Right now I can walk out into the driveway in the evenings and, if the sky is clear, I can see Saturn, even with the holiday lights and street lights. It’s bright and distinctive and, depending on the time, is even above the treetops in the constellation Aquarius. If I take my telescope out I can just see the rings. Maybe that’s why I’ve been getting dire “warnings” that Saturn’s rings will “disappear” in 2025. They’re not disappearing—at least not yet. Saturn tilts from our perspective and sometimes the title means the edge of the very thin rings is toward us. It’s something Galileo noticed: at first he thought the rings were two big planets on either side of Saturn and then when he went back two years later and looked they were gone. Then they came back. And they’ll come back after 2025 too.
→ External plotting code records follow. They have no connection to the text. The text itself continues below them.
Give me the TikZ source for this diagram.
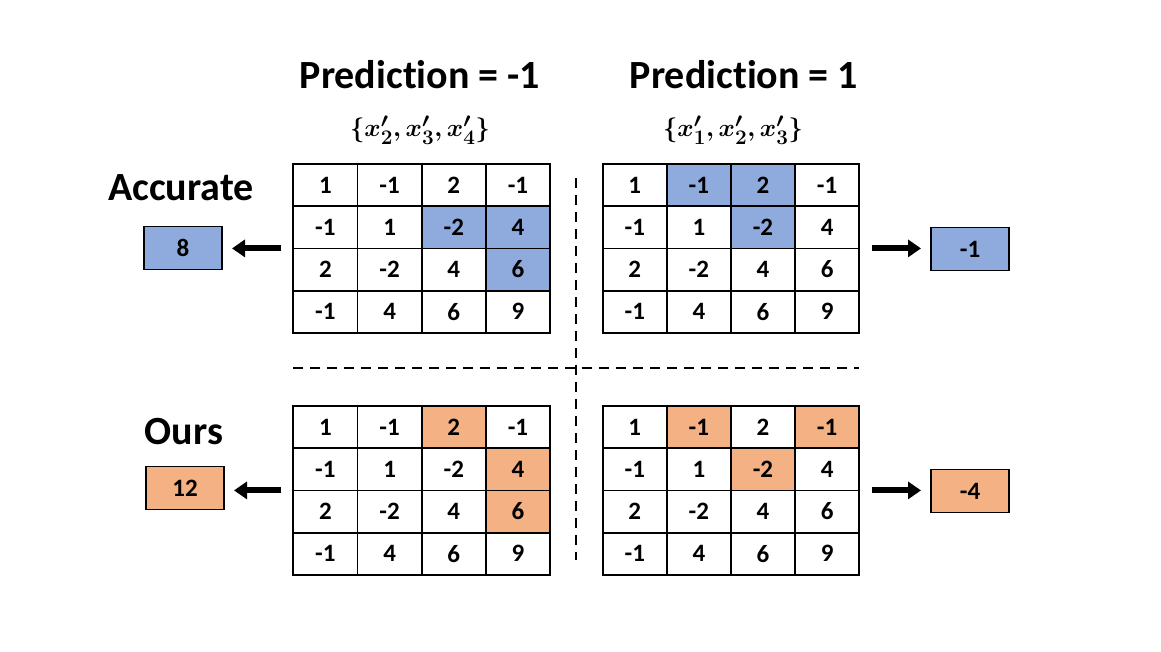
\documentclass[tikz,border=0pt]{standalone}
\usepackage{fontspec}
\setmainfont{Carlito}[Ligatures=CommonOff]
\usetikzlibrary{arrows.meta}

\definecolor{accblue}{RGB}{143,170,220}
\definecolor{oursorange}{RGB}{244,177,131}

\tikzset{
	cell/.style={draw, line width=1.8pt, minimum width=64.2pt, minimum height=42.2pt,
		inner sep=0pt, outer sep=0pt, font=\fontsize{25}{30}\selectfont\bfseries},
	scorebox/.style={draw, line width=1.8pt, minimum width=78pt, minimum height=43pt,
		inner sep=0pt, outer sep=0pt, font=\fontsize{25}{30}\selectfont\bfseries},
	heading/.style={font=\fontsize{40}{48}\selectfont\bfseries},
	subset/.style={font=\fontsize{31}{36}\selectfont\boldmath},
	sepline/.style={dash pattern=on 10pt off 7pt, line width=2pt},
	bigarrow/.style={-{Triangle[length=13pt,width=17pt]}, line width=6pt},
}

\begin{document}
\begin{tikzpicture}[x=1pt, y=-1pt]
	\useasboundingbox (0,0) rectangle (1161,651);

	\node[heading] (predL) at (420,75) {Prediction = -1};
	\node[heading] (predR) at (744,75) {Prediction = 1};
	\node[subset] (setL) at (420,130) {$\{x'_2, x'_3, x'_4\}$};
	\node[subset] (setR) at (733,130) {$\{x'_1, x'_2, x'_3\}$};

	\node[heading] (acc) at (181,188) {Accurate};
	\node[heading] (ours) at (184,432) {Ours};

	% top left grid
	\foreach \v/\f [count=\i from 0] in {1/white,-1/white,2/white,-1/white,
		-1/white,1/white,-2/accblue,4/accblue,
		2/white,-2/white,4/white,6/accblue,
		-1/white,4/white,6/white,9/white}{
		\pgfmathtruncatemacro\r{div(\i,4)+1}
		\pgfmathtruncatemacro\c{mod(\i,4)+1}
		\node[cell, fill=\f] (tl-\r-\c) at ({325.4+64.2*(\c-1)},{185.1+42.2*(\r-1)}) {\v};
	}

	% top right grid
	\foreach \v/\f [count=\i from 0] in {1/white,-1/accblue,2/accblue,-1/white,
		-1/white,1/white,-2/accblue,4/white,
		2/white,-2/white,4/white,6/white,
		-1/white,4/white,6/white,9/white}{
		\pgfmathtruncatemacro\r{div(\i,4)+1}
		\pgfmathtruncatemacro\c{mod(\i,4)+1}
		\node[cell, fill=\f] (tr-\r-\c) at ({634.8+64.1*(\c-1)},{185.1+42.2*(\r-1)}) {\v};
	}

	% bottom left grid
	\foreach \v/\f [count=\i from 0] in {1/white,-1/white,2/oursorange,-1/white,
		-1/white,1/white,-2/white,4/oursorange,
		2/white,-2/white,4/white,6/oursorange,
		-1/white,4/white,6/white,9/white}{
		\pgfmathtruncatemacro\r{div(\i,4)+1}
		\pgfmathtruncatemacro\c{mod(\i,4)+1}
		\node[cell, fill=\f] (bl-\r-\c) at ({325.4+64.2*(\c-1)},{427.1+42.2*(\r-1)}) {\v};
	}

	% bottom right grid
	\foreach \v/\f [count=\i from 0] in {1/white,-1/oursorange,2/white,-1/oursorange,
		-1/white,1/white,-2/oursorange,4/white,
		2/white,-2/white,4/white,6/white,
		-1/white,4/white,6/white,9/white}{
		\pgfmathtruncatemacro\r{div(\i,4)+1}
		\pgfmathtruncatemacro\c{mod(\i,4)+1}
		\node[cell, fill=\f] (br-\r-\c) at ({634.8+64.1*(\c-1)},{427.1+42.2*(\r-1)}) {\v};
	}

	\node[scorebox, fill=accblue] (accL) at (183,248) {8};
	\node[scorebox, fill=accblue] (accR) at (970,249) {-1};
	\node[scorebox, fill=oursorange] (oursL) at (185,488) {12};
	\node[scorebox, fill=oursorange] (oursR) at (970,491) {-4};

	\draw[bigarrow, shorten <=12pt, shorten >=10pt] (tl-2-1.south west) -- (tl-2-1.south west -| accL.east);
	\draw[bigarrow, shorten <=13pt, shorten >=10pt] (tr-2-4.south east) -- (tr-2-4.south east -| accR.west);
	\draw[bigarrow, shorten <=12pt, shorten >=10pt] (bl-2-1.south west) -- (bl-2-1.south west -| oursL.east);
	\draw[bigarrow, shorten <=13pt, shorten >=10pt] (br-2-4.south east) -- (br-2-4.south east -| oursR.west);

	\draw[sepline] (293,368) -- (859,368);
	\draw[sepline] (575.7,178) -- (575.7,560);
\end{tikzpicture}
\end{document}
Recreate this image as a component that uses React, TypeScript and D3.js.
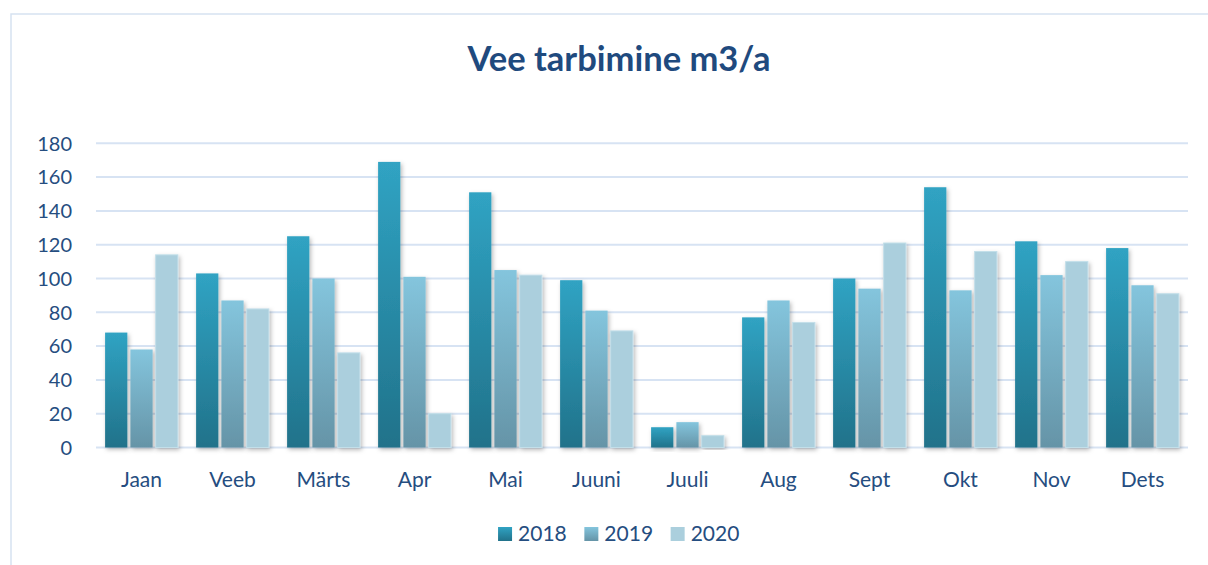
import React from 'react'
import * as d3 from 'd3'

const months = ['Jaan', 'Veeb', 'Märts', 'Apr', 'Mai', 'Juuni', 'Juuli', 'Aug', 'Sept', 'Okt', 'Nov', 'Dets']
const years = ['2018', '2019', '2020']
const values2018 = [68, 103, 125, 169, 151, 99, 12, 77, 100, 154, 122, 118]
const values2019 = [58, 87, 100, 101, 105, 81, 15, 87, 94, 93, 102, 96]
const values2020 = [114, 82, 56, 20, 102, 69, 7, 74, 121, 116, 110, 91]
const yTicks = [0, 20, 40, 60, 80, 100, 120, 140, 160, 180]

const seriesValues = [values2018, values2019, values2020]

const width = 1208
const height = 565
const left = 96
const right = 1188
const top = 143.3
const bottom = 447.5

const textColor = '#254d80'
const font = 'Lato, "Open Sans", sans-serif'

const App = () => {
  const x0 = d3.scaleBand().domain(months).range([left, right]).paddingInner(0.2).paddingOuter(0.1)
  const x1 = d3.scaleBand().domain(years).range([0, x0.bandwidth()]).paddingInner(0.12)
  const y = d3.scaleLinear().domain([0, 180]).range([bottom, top])

  const fills = ['url(#g2018)', 'url(#g2019)', '#abcfdd']

  // legend laid out from the middle
  const legendStep = 86.3
  const legendStart = 620 - (legendStep * years.length - 15) / 2

  return (
    <svg width={width} height={height} style={{ position: 'absolute', left: 0, top: 0, background: '#fff' }}>
      <defs>
        <linearGradient id="g2018" x1="0" y1="0" x2="0" y2="1">
          <stop offset="0%" stopColor="#30a3c3" />
          <stop offset="100%" stopColor="#21728a" />
        </linearGradient>
        <linearGradient id="g2019" x1="0" y1="0" x2="0" y2="1">
          <stop offset="0%" stopColor="#84c5dd" />
          <stop offset="100%" stopColor="#6594a7" />
        </linearGradient>
        <filter id="shadow" x="-30%" y="-10%" width="160%" height="130%">
          <feDropShadow dx="1.5" dy="2" stdDeviation="2" floodColor="#000" floodOpacity="0.28" />
        </filter>
      </defs>

      {/* chart area border */}
      <rect x={11} y={14} width={width + 20} height={height + 20} fill="none" stroke="#d6e2f1" strokeWidth={1.5} />

      <text x={619} y={71} textAnchor="middle" fill="#1f4a7e" fontFamily={font} fontWeight="bold" fontSize={34.5}>
        Vee tarbimine m3/a
      </text>

      {yTicks.map(t => (
        <g key={t}>
          <line x1={left} x2={right} y1={y(t)} y2={y(t)} stroke="#d7e3f3" strokeWidth={2} />
          <text x={72} y={y(t)} dy="0.36em" textAnchor="end" fill={textColor} fontFamily={font} fontSize={20}>
            {t}
          </text>
        </g>
      ))}

      {months.map((m, i) => (
        <g key={m} transform={`translate(${x0(m)},0)`}>
          {years.map((yr, j) => {
            const v = seriesValues[j][i]
            return (
              <rect key={yr}
                x={x1(yr)}
                y={y(v)}
                width={x1.bandwidth()}
                height={y(0) - y(v)}
                fill={fills[j]}
                stroke={j === 2 ? '#c3dfe9' : 'none'}
                strokeWidth={1}
                filter="url(#shadow)" />
            )
          })}
        </g>
      ))}

      {months.map(m => (
        <text key={m} x={(x0(m) || 0) + x0.bandwidth() / 2} y={486.5} textAnchor="middle"
          fill={textColor} fontFamily={font} fontSize={21}>
          {m}
        </text>
      ))}

      {years.map((yr, j) => (
        <g key={yr} transform={`translate(${legendStart + j * legendStep},0)`}>
          <rect x={0} y={527} width={14} height={14} fill={fills[j]} />
          <text x={20} y={541} fill={textColor} fontFamily={font} fontSize={21}>{yr}</text>
        </g>
      ))}
    </svg>
  )
}

export default App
Except eventually they won’t. Saturn’s rings, held in place by shepherd moons and gravity, are being absorbed into the planet. Eventually they’ll vanish entirely. It’ll take a few hundred million years so it’s unlikely any of us will be around but still, without its rings, Saturn loses something. It becomes just another gas giant.
Saturn in mythology was also the god of time—the Roman equivalent of Greek Cronos, who had a wild December celebration.
It seemed oddly fitting that I could look down the driveway on a cold night, wondering where the year went, and see Saturn just above the bare, skeletal trees. Nothing is permanent. The only constant is change. Before long it’ll be time to ring in the new year.